Work to be completed: Write out the listing, please, but only from its first line through the line containing "40.7, 41.2, 41.5]", exactly as given and without pictures.

Data excerpt:
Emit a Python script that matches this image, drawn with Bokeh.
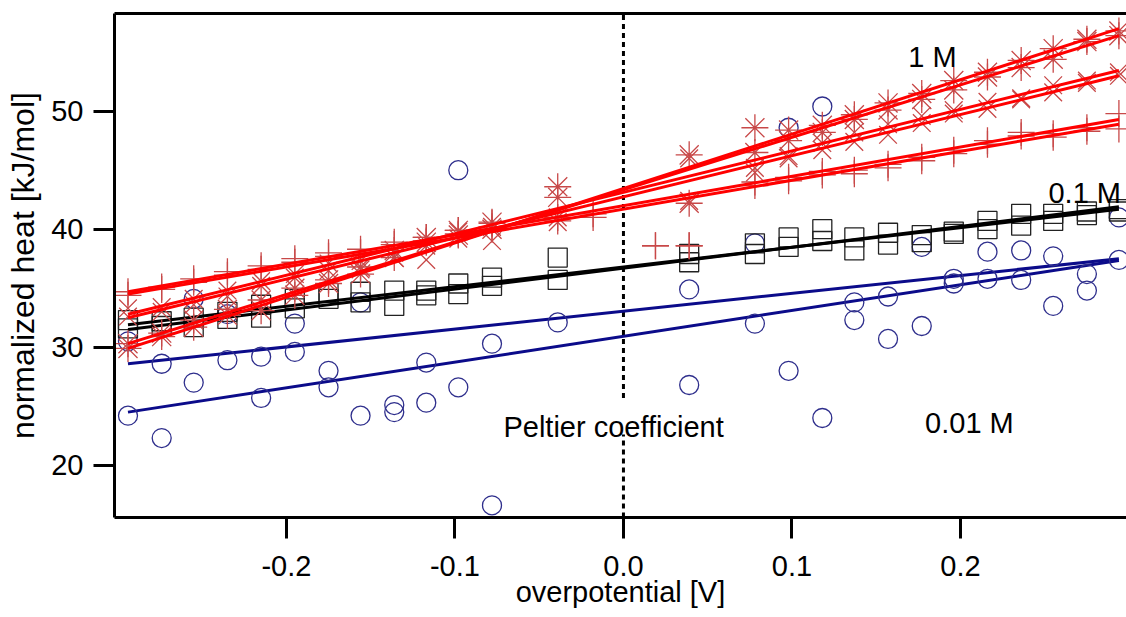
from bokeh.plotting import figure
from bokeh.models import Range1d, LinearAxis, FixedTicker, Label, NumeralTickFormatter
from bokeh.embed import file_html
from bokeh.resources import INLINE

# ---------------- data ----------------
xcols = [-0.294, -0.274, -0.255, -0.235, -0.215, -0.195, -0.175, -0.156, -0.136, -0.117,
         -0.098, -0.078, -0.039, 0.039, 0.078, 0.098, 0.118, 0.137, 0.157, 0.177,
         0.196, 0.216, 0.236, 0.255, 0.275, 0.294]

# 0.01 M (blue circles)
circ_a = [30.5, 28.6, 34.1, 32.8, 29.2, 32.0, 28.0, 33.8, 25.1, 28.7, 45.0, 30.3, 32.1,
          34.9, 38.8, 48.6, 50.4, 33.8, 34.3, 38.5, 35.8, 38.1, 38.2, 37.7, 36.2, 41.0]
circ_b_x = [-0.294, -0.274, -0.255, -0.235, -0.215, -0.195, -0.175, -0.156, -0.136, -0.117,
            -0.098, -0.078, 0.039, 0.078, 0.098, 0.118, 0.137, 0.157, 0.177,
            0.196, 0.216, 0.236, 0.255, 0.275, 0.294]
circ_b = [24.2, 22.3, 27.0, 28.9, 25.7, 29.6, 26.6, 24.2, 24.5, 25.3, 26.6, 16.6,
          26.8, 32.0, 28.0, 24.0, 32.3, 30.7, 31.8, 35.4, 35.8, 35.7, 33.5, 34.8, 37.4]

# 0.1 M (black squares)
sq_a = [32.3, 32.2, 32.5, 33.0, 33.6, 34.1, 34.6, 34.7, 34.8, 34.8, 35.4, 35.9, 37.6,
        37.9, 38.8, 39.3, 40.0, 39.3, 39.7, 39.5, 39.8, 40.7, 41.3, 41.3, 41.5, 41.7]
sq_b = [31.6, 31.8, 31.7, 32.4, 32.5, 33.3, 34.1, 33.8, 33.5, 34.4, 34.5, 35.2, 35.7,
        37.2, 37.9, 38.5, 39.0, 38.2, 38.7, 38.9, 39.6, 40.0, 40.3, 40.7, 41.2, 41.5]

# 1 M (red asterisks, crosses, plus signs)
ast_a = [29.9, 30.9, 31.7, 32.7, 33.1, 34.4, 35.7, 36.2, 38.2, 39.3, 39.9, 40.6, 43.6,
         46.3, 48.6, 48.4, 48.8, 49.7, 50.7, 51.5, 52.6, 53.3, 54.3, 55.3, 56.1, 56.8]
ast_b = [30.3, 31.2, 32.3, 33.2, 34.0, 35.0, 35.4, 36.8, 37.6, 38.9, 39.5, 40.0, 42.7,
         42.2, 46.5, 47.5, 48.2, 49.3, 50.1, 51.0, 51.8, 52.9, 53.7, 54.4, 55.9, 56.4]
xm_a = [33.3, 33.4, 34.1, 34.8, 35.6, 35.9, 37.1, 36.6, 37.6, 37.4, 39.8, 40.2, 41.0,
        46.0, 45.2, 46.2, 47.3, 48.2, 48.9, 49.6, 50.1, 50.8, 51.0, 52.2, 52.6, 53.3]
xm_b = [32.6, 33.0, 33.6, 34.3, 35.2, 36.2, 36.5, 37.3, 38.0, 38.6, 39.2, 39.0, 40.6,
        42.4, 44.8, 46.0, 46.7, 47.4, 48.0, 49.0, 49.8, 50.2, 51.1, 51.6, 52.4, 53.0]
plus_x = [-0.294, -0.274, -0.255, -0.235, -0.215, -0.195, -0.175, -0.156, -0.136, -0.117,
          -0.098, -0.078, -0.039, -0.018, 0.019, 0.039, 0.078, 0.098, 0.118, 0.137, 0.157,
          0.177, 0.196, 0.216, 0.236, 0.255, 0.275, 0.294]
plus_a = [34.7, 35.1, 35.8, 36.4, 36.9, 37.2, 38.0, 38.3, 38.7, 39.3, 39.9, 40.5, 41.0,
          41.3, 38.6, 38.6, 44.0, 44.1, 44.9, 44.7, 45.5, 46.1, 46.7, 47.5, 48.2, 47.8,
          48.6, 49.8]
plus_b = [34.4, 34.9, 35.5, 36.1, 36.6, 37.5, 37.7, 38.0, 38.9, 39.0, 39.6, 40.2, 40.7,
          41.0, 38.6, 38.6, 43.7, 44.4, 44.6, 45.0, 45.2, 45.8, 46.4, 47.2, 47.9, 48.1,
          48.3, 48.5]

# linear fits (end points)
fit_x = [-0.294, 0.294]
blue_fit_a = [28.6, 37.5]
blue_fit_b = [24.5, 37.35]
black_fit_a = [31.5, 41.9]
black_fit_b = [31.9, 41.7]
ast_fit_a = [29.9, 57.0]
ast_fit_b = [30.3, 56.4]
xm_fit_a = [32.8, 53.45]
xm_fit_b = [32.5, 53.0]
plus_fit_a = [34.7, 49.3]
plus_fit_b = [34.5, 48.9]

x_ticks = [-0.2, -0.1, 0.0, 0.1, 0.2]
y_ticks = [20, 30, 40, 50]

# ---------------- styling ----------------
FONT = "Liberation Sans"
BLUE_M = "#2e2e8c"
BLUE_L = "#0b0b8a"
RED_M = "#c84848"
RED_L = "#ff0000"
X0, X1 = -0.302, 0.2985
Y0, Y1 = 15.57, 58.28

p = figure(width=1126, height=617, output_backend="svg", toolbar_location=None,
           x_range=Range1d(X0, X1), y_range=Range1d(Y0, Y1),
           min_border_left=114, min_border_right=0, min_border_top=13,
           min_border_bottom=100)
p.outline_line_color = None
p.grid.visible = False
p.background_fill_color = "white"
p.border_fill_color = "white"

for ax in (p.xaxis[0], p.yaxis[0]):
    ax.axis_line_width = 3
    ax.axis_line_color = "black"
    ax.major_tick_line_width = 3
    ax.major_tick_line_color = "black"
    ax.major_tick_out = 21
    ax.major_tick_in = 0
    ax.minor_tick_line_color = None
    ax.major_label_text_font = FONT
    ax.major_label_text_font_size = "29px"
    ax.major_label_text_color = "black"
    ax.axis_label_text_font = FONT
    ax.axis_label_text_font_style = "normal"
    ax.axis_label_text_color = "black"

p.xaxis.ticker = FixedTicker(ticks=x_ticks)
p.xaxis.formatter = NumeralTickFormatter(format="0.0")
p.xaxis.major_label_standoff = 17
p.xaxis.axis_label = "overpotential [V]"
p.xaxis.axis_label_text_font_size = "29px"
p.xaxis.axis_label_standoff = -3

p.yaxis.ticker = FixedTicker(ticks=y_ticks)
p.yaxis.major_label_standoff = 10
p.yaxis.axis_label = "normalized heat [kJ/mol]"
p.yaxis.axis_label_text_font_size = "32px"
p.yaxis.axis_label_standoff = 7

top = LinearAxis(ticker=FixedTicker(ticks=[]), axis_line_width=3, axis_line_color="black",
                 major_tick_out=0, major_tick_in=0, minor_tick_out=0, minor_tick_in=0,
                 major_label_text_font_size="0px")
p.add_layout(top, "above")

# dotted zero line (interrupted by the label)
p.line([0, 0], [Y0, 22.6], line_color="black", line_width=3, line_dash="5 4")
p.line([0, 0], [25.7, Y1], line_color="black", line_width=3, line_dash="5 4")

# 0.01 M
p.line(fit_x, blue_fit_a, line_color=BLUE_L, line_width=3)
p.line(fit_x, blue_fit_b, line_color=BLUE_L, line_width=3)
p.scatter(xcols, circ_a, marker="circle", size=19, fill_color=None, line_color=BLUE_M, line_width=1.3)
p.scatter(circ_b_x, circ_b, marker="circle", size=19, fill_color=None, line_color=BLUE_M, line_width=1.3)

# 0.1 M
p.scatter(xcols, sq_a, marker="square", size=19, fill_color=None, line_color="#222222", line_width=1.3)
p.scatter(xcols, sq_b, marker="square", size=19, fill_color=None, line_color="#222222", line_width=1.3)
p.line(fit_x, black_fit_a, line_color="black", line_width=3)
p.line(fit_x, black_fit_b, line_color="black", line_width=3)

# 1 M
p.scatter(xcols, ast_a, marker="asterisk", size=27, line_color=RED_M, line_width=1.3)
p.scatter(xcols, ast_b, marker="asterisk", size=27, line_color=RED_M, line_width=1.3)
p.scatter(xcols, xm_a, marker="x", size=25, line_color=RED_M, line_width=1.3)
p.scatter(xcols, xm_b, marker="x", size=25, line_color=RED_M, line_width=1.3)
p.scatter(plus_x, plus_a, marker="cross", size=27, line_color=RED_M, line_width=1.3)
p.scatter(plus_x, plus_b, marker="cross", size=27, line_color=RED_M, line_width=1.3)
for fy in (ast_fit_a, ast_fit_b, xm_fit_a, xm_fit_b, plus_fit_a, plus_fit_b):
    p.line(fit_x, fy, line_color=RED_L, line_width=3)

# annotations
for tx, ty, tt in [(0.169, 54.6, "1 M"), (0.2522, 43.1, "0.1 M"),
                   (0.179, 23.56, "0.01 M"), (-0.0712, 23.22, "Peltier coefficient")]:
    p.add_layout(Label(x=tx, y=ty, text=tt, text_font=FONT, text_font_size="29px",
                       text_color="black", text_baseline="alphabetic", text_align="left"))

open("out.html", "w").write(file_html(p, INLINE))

Response:
Emit a Python script that matches this image, drawn with Bokeh.
from bokeh.plotting import figure
from bokeh.models import Range1d, LinearAxis, FixedTicker, Label, NumeralTickFormatter
from bokeh.embed import file_html
from bokeh.resources import INLINE

# ---------------- data ----------------
xcols = [-0.294, -0.274, -0.255, -0.235, -0.215, -0.195, -0.175, -0.156, -0.136, -0.117,
         -0.098, -0.078, -0.039, 0.039, 0.078, 0.098, 0.118, 0.137, 0.157, 0.177,
         0.196, 0.216, 0.236, 0.255, 0.275, 0.294]

# 0.01 M (blue circles)
circ_a = [30.5, 28.6, 34.1, 32.8, 29.2, 32.0, 28.0, 33.8, 25.1, 28.7, 45.0, 30.3, 32.1,
          34.9, 38.8, 48.6, 50.4, 33.8, 34.3, 38.5, 35.8, 38.1, 38.2, 37.7, 36.2, 41.0]
circ_b_x = [-0.294, -0.274, -0.255, -0.235, -0.215, -0.195, -0.175, -0.156, -0.136, -0.117,
            -0.098, -0.078, 0.039, 0.078, 0.098, 0.118, 0.137, 0.157, 0.177,
            0.196, 0.216, 0.236, 0.255, 0.275, 0.294]
circ_b = [24.2, 22.3, 27.0, 28.9, 25.7, 29.6, 26.6, 24.2, 24.5, 25.3, 26.6, 16.6,
          26.8, 32.0, 28.0, 24.0, 32.3, 30.7, 31.8, 35.4, 35.8, 35.7, 33.5, 34.8, 37.4]

# 0.1 M (black squares)
sq_a = [32.3, 32.2, 32.5, 33.0, 33.6, 34.1, 34.6, 34.7, 34.8, 34.8, 35.4, 35.9, 37.6,
        37.9, 38.8, 39.3, 40.0, 39.3, 39.7, 39.5, 39.8, 40.7, 41.3, 41.3, 41.5, 41.7]
sq_b = [31.6, 31.8, 31.7, 32.4, 32.5, 33.3, 34.1, 33.8, 33.5, 34.4, 34.5, 35.2, 35.7,
        37.2, 37.9, 38.5, 39.0, 38.2, 38.7, 38.9, 39.6, 40.0, 40.3, 40.7, 41.2, 41.5]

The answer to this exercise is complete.